• Given instruction
Print all of the lines exactly. Any picture among them stays out.

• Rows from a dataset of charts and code

+ + + +

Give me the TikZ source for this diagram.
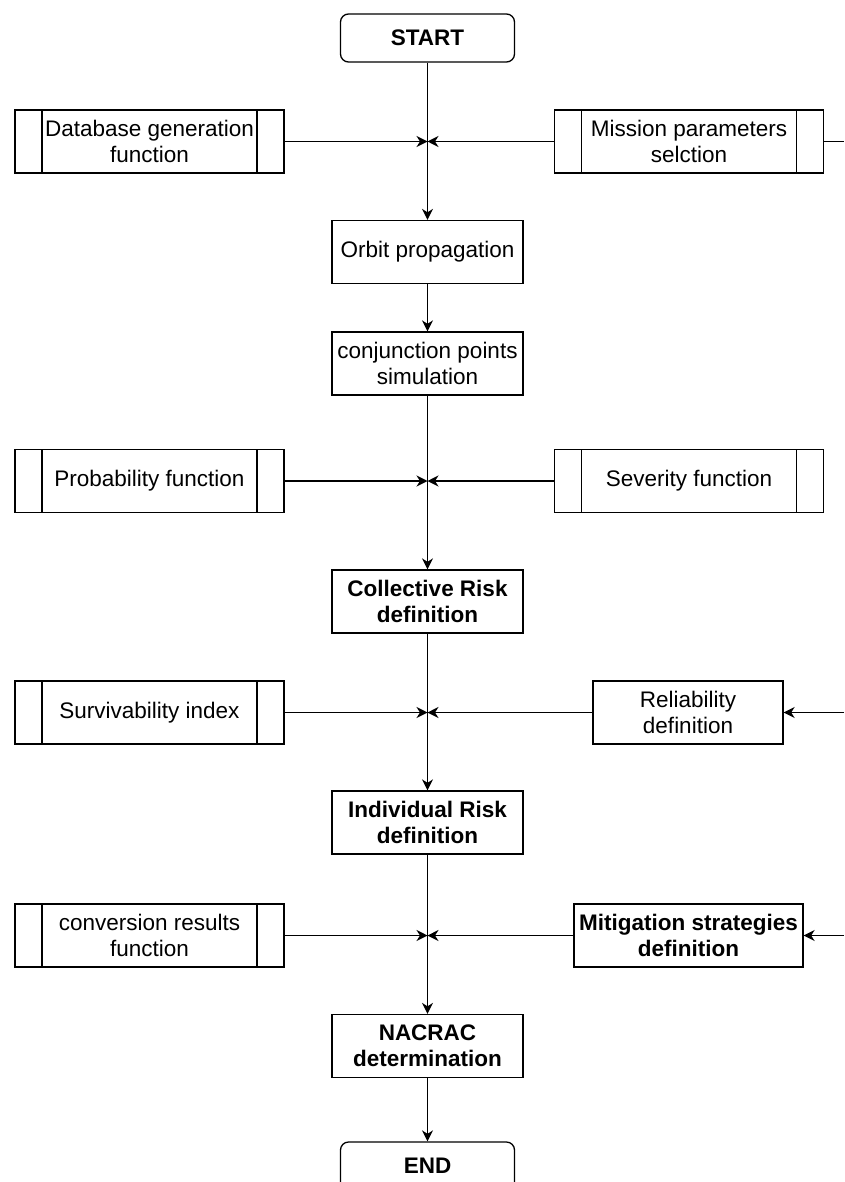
\documentclass[tikz,border=0pt]{standalone}
\usepackage{fontspec}
\setmainfont{Liberation Sans}
\usetikzlibrary{arrows.meta}
\begin{document}
\begin{tikzpicture}[x=1pt, y=-1pt, line width=1.3pt,
  font=\fontsize{22.5}{26}\selectfont,
  box/.style={draw, align=center, inner sep=1pt, minimum width=191pt, minimum height=63pt},
  bold/.style={font=\fontsize{22.5}{26}\selectfont\bfseries},
  term/.style={box, bold, rounded corners=8pt, minimum width=174pt, minimum height=48pt},
  sidebox/.style={box, minimum width=269pt},
  subproc/.style={sidebox, path picture={
      \draw ([xshift=27pt]path picture bounding box.north west) -- ([xshift=27pt]path picture bounding box.south west);
      \draw ([xshift=-27pt]path picture bounding box.north east) -- ([xshift=-27pt]path picture bounding box.south east);}},
  arr/.style={-{Stealth[length=11pt,width=11pt,inset=3.5pt]}}]
\useasboundingbox (0,0) rectangle (844,1182);

% main column
\node[term] (start) at (427.5,38) {START};
\node[box] (orbit) at (427.5,252) {Orbit propagation};
\node[box] (conj) at (427.5,363.5) {conjunction points\\simulation};
\node[box, bold] (crisk) at (427.5,601.5) {Collective Risk\\definition};
\node[box, bold] (irisk) at (427.5,822.5) {Individual Risk\\definition};
\node[box, bold] (nacrac) at (427.5,1046) {NACRAC\\determination};
\node[term] (end) at (427.5,1166) {END};

% inputs on both sides
\node[subproc] (db) at (149.5,141.5) {Database generation\\function};
\node[subproc] (mission) at (689,141.5) {Mission parameters\\selction};
\node[subproc] (prob) at (149.5,481) {Probability function};
\node[subproc] (sev) at (689,481) {Severity function};
\node[subproc] (surv) at (149.5,712.5) {Survivability index};
\node[box, minimum width=190pt] (rel) at (688,712.5) {Reliability\\definition};
\node[subproc] (conv) at (149.5,935.5) {conversion results\\function};
\node[box, bold, minimum width=229pt] (mitig) at (688.5,935.5) {Mitigation strategies\\definition};

% junctions on the main line
\coordinate (j1) at (427.5,141.5);
\coordinate (j2) at (427.5,481);
\coordinate (j3) at (427.5,712.5);
\coordinate (j4) at (427.5,935.5);
\coordinate (e1) at (844,141.5);
\coordinate (e3) at (844,712.5);
\coordinate (e4) at (844,935.5);

\draw[arr] (start) -- (orbit);
\draw[arr] (orbit) -- (conj);
\draw[arr] (conj) -- (crisk);
\draw[arr] (crisk) -- (irisk);
\draw[arr] (irisk) -- (nacrac);
\draw[arr] (nacrac) -- (end);

\draw[arr] (db) -- (j1);
\draw[arr] (mission) -- (j1);
\draw (mission) -- (e1);
\draw[arr] (prob) -- (j2);
\draw[arr] (sev) -- (j2);
\draw[arr] (surv) -- (j3);
\draw[arr] (rel) -- (j3);
\draw[arr] (e3) -- (rel);
\draw[arr] (conv) -- (j4);
\draw[arr] (mitig) -- (j4);
\draw[arr] (e4) -- (mitig);
\end{tikzpicture}
\end{document}
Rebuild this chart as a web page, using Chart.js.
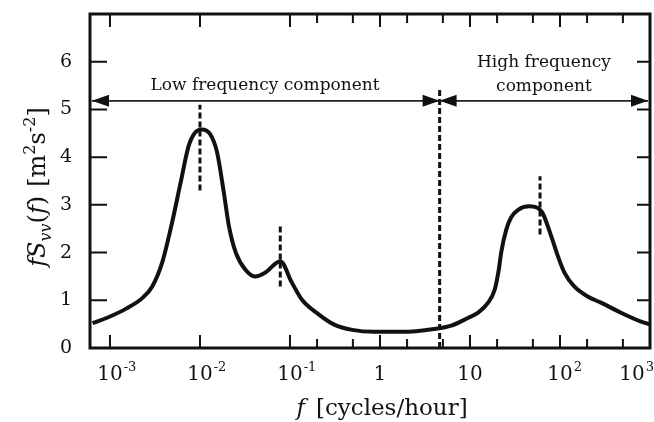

+ + + +

• Answer to the task
Give me the TikZ source for this diagram.
\documentclass[tikz,border=0pt]{standalone}
\usepackage{fontspec}
\setmainfont{Liberation Sans}
\usetikzlibrary{arrows.meta}
\begin{document}
\begin{tikzpicture}[x=1pt, y=-1pt, line width=1.3pt,
  font=\fontsize{22.5}{26}\selectfont,
  box/.style={draw, align=center, inner sep=1pt, minimum width=191pt, minimum height=63pt},
  bold/.style={font=\fontsize{22.5}{26}\selectfont\bfseries},
  term/.style={box, bold, rounded corners=8pt, minimum width=174pt, minimum height=48pt},
  sidebox/.style={box, minimum width=269pt},
  subproc/.style={sidebox, path picture={
      \draw ([xshift=27pt]path picture bounding box.north west) -- ([xshift=27pt]path picture bounding box.south west);
      \draw ([xshift=-27pt]path picture bounding box.north east) -- ([xshift=-27pt]path picture bounding box.south east);}},
  arr/.style={-{Stealth[length=11pt,width=11pt,inset=3.5pt]}}]
\useasboundingbox (0,0) rectangle (844,1182);

% main column
\node[term] (start) at (427.5,38) {START};
\node[box] (orbit) at (427.5,252) {Orbit propagation};
\node[box] (conj) at (427.5,363.5) {conjunction points\\simulation};
\node[box, bold] (crisk) at (427.5,601.5) {Collective Risk\\definition};
\node[box, bold] (irisk) at (427.5,822.5) {Individual Risk\\definition};
\node[box, bold] (nacrac) at (427.5,1046) {NACRAC\\determination};
\node[term] (end) at (427.5,1166) {END};

% inputs on both sides
\node[subproc] (db) at (149.5,141.5) {Database generation\\function};
\node[subproc] (mission) at (689,141.5) {Mission parameters\\selction};
\node[subproc] (prob) at (149.5,481) {Probability function};
\node[subproc] (sev) at (689,481) {Severity function};
\node[subproc] (surv) at (149.5,712.5) {Survivability index};
\node[box, minimum width=190pt] (rel) at (688,712.5) {Reliability\\definition};
\node[subproc] (conv) at (149.5,935.5) {conversion results\\function};
\node[box, bold, minimum width=229pt] (mitig) at (688.5,935.5) {Mitigation strategies\\definition};

% junctions on the main line
\coordinate (j1) at (427.5,141.5);
\coordinate (j2) at (427.5,481);
\coordinate (j3) at (427.5,712.5);
\coordinate (j4) at (427.5,935.5);
\coordinate (e1) at (844,141.5);
\coordinate (e3) at (844,712.5);
\coordinate (e4) at (844,935.5);

\draw[arr] (start) -- (orbit);
\draw[arr] (orbit) -- (conj);
\draw[arr] (conj) -- (crisk);
\draw[arr] (crisk) -- (irisk);
\draw[arr] (irisk) -- (nacrac);
\draw[arr] (nacrac) -- (end);

\draw[arr] (db) -- (j1);
\draw[arr] (mission) -- (j1);
\draw (mission) -- (e1);
\draw[arr] (prob) -- (j2);
\draw[arr] (sev) -- (j2);
\draw[arr] (surv) -- (j3);
\draw[arr] (rel) -- (j3);
\draw[arr] (e3) -- (rel);
\draw[arr] (conv) -- (j4);
\draw[arr] (mitig) -- (j4);
\draw[arr] (e4) -- (mitig);
\end{tikzpicture}
\end{document}
Rebuild this chart as a web page, using Chart.js.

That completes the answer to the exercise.